Pontianak (Antaranews Kalbar) - Ketua Forum Relawan Kemanusiaan Pontianak (FRKP) Bruder Stephanus Paiman, yang mendampingi terdakwa Frantinus Nirigi, menilai sidang kasus dugaan candaan bom dalam pesawat Lion Air JT 687, di PN Mempawah, Kalbar, terkesan berat sebelah.
"Pada prinsipnya kami tidak ingin ada pihak yang 'masuk angin', karena dalam dua sidang terakhir ini ada yang janggal," kata Bruder Stephanus Paiman di Pontianak, Selasa.
Dalam sidang sebelumnya yang diselenggarakan pada Kamis (13/9/2018), jaksa menghadirkan saksi yaitu pilot yang berkebangsaan Rusia. Pada saat dilakukan BAP, pilot tersebut didampingi oleh penterjemah yang bersertifikat.
Namun, pada saat memberikan kesaksian, pilot tersebut didampingi oleh penterjemah yang tidak bersertifikat dan berasal dari orang Lion Air sendiri, sehingga hal itu sudah melanggar aturan. Selain itu penterjemah itu menambah dan mengurangi terjemahan, sehingga banyak yang terkesan mengada-ada, katanya.
Kemudian, menurut dia, pada saat kuasa hukum ingin menghadirkan saksi ahli, dimentahkan oleh hakim dengan alasan saksi dari JPU sudah banyak dan waktu penahanan sudah terlalu lama.
"Ketua majelis hakim juga mengatakan agar kuasa hukum lebih baik mempersiapkan banding atau kasasi, padahal tahapan sidang lainnya seperti pledoi, replik, duplik serta putusan belum ada.
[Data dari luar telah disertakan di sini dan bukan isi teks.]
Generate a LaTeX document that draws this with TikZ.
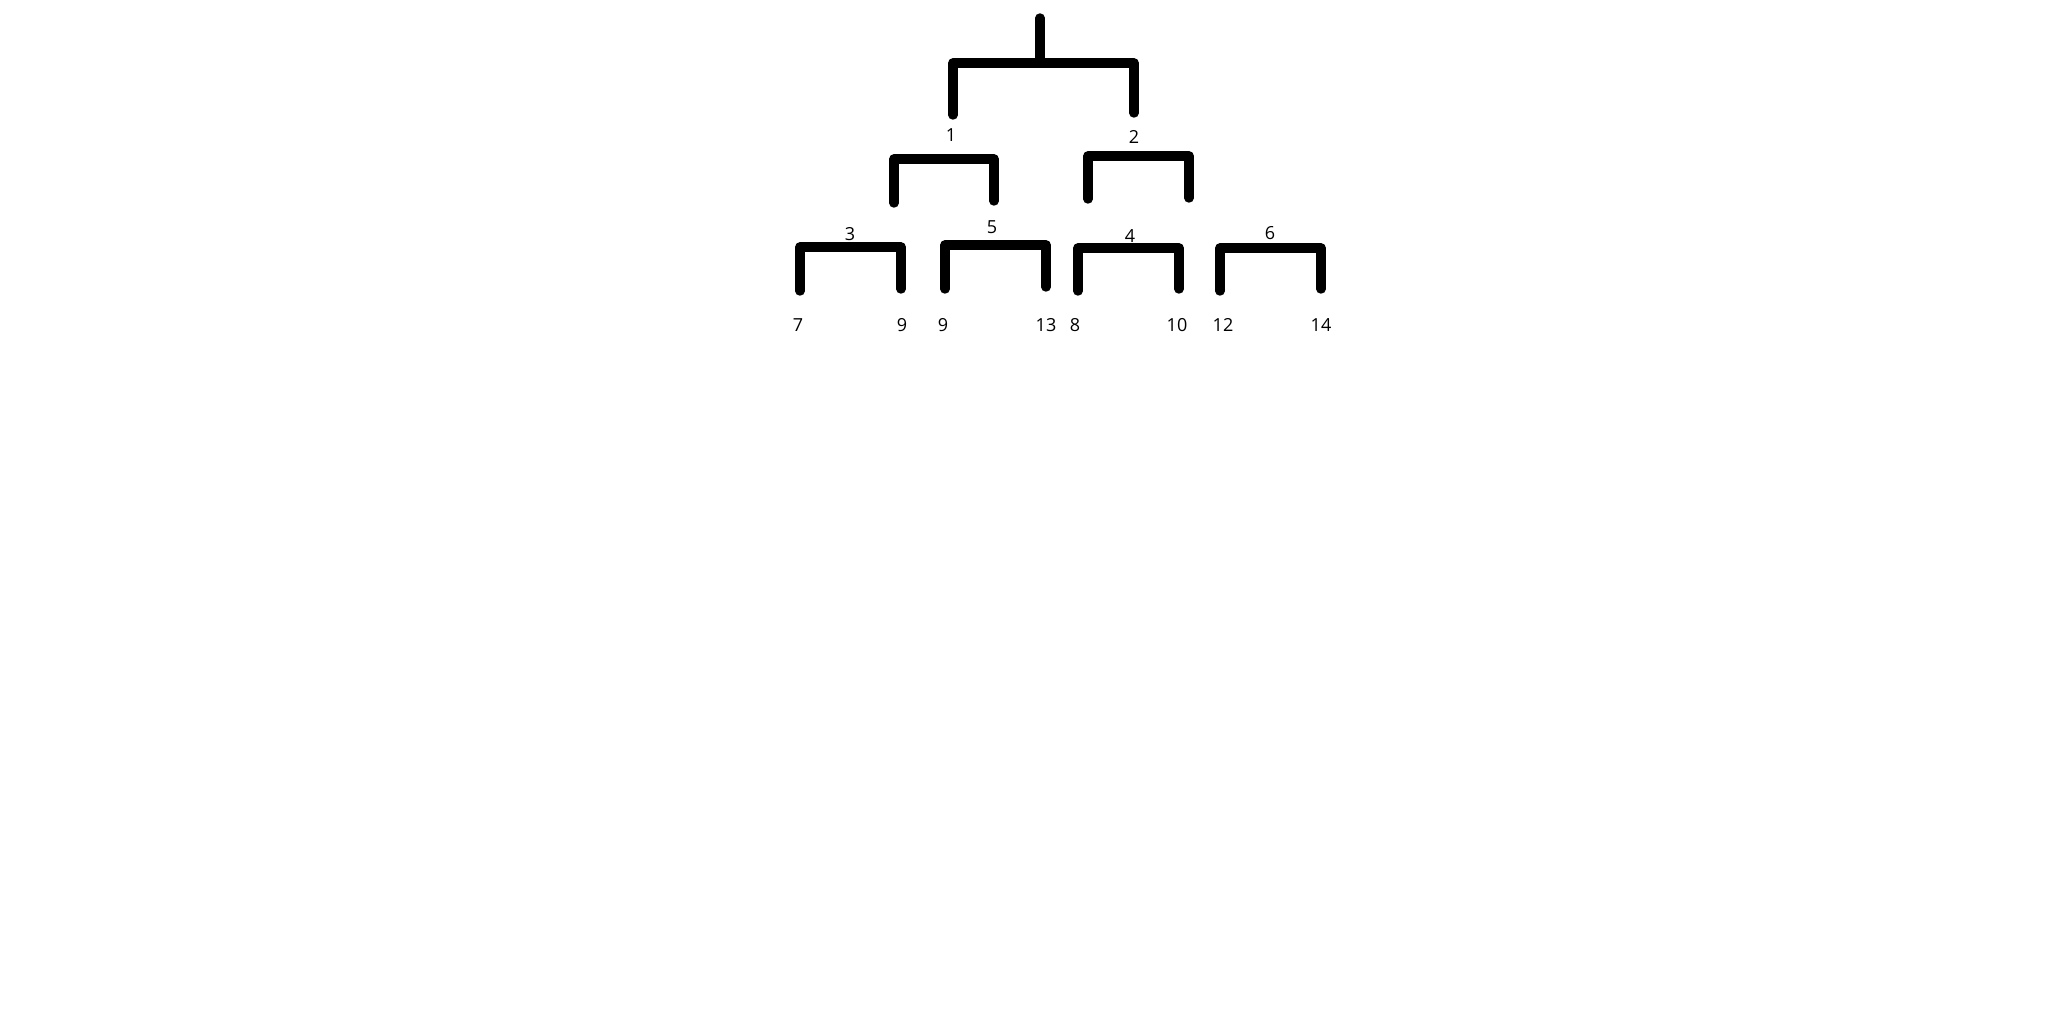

Artinya pernyataan ketua majelis ini kita sudah tahu bahwa Frans kalah dan siap-siap dihukum penjara," ujarnya.
Ia menambahkan, yang mengejutkan adalah pada saat kuasa hukum mengajukan agar menghadirkan saksi yang meringankan yang ada didalam BAP, majelis hakim menanyakan apakah kuasa hukum punya duit atau tidak.
"Ada hal yang ditabrak ketua majelis hakim, beliau bertanya kepada pengacara terdakwa, saudara punya duit tidak?. Pertanyaan ini karena pengacara terdakwa minta agar saksi yang di BAP harus dihadirkan," katanya.
Selain itu, harusnya saksi yang meringankan terdakwa atau saksi yang di BAP tersebut, wajib dihadirkan JPU, tetapi faktanya tidak dihadirkan, tetapi saksi yang hanya "katanya" dihadirkan jaksa dalam persidangan," kata Stephanus.
Sidang selanjutnya akan kembali digelar, Kamis (20/9/) mendatang dengan agenda mendengarkan keterangan dari saksi ahli.
Sebelumnya, sidang lanjutan kembali digelar di PN Mempawah, Senin (17/9) dengan agenda mendengarkan keterangan dari saksi yang dihadirkan oleh JPU, namun tidak, sehingga kesaksian pun hanya dibacakan oleh jaksa.
Sementara itu, Penasihat Hukum Frantinus Nirigi, Andel mengatakan saksi-saksi yang seharusnya bisa meringankan terdakwa, justru tidak dihadirkan oleh jaksa, yakni Linda, seorang penumpang yang duduk di sebelah Frantinus saat peristiwa tersebut terjadi.
Andel menambahkan, dalam keterangan yang terdapat di dalam BAP, saksi tersebut jelas menyebutkan bahwa terdakwa hanya menyebutkan "awas bu, ada tiga laptop" yang didengar oleh saksi bernama Linda tersebut.
Namun, menurut dia, saksi-saksi yang meringankan tersebut malah tidak dihadirkan, dan jaksa terkesan hanya menghadirkan saksi yang tidak sesuai dengan kompetensinya dalam memberikan kesaksian.
Jaksa Penuntut Umum, Rezkinil Jusar mengatakan, pihaknya bukan tidak mau menghadirkan saksi, karena dalam KUHAP adanya berita acara saksi didalam penyidikan itu sama kuatnya dengan berita acara sumpah dipersidangan.
Menurut dia, saksi Linda tidak dihadirkan, karena sudah sesuai dengan keterangan dalam BAP, sehingga yang dibacakan pun juga akan sama.